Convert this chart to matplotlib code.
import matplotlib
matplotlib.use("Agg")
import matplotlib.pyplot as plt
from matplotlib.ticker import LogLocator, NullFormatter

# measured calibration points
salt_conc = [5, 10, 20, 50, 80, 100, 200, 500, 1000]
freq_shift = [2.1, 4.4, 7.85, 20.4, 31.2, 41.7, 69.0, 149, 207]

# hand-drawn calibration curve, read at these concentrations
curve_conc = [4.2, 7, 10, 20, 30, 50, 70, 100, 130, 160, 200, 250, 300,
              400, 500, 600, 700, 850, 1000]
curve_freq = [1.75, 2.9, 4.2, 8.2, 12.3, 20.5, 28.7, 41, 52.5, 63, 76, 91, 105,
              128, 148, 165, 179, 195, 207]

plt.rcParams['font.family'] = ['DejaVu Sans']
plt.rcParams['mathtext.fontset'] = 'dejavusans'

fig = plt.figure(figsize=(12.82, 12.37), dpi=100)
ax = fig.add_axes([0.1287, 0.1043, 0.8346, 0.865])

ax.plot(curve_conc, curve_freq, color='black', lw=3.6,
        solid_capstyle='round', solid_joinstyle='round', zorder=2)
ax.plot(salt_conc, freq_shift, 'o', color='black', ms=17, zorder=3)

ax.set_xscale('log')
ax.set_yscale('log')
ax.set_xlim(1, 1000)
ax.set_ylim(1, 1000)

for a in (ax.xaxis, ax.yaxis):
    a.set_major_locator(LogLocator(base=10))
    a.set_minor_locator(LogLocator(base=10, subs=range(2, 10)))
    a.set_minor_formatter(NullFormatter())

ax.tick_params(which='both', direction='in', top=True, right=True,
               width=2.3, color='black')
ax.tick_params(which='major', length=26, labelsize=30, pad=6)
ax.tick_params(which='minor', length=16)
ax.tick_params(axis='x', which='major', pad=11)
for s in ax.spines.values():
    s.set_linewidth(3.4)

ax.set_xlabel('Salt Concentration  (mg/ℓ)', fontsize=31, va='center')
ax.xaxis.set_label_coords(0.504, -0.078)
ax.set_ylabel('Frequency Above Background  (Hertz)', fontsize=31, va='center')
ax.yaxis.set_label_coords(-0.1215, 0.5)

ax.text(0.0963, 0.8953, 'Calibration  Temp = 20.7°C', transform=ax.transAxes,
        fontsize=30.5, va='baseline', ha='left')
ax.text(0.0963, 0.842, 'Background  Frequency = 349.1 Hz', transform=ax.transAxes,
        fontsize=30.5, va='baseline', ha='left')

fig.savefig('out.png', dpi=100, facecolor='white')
_____
- [Required work]
Return the lines above precisely as they appear, beginning at the first line and ending at the line with "freq_shift = [2.1, 4.4, 7.85, 20.4, 31.2, 41.7, 69.0, 149, 207]", and nothing after it.

- [The response]
Convert this chart to matplotlib code.
import matplotlib
matplotlib.use("Agg")
import matplotlib.pyplot as plt
from matplotlib.ticker import LogLocator, NullFormatter

# measured calibration points
salt_conc = [5, 10, 20, 50, 80, 100, 200, 500, 1000]
freq_shift = [2.1, 4.4, 7.85, 20.4, 31.2, 41.7, 69.0, 149, 207]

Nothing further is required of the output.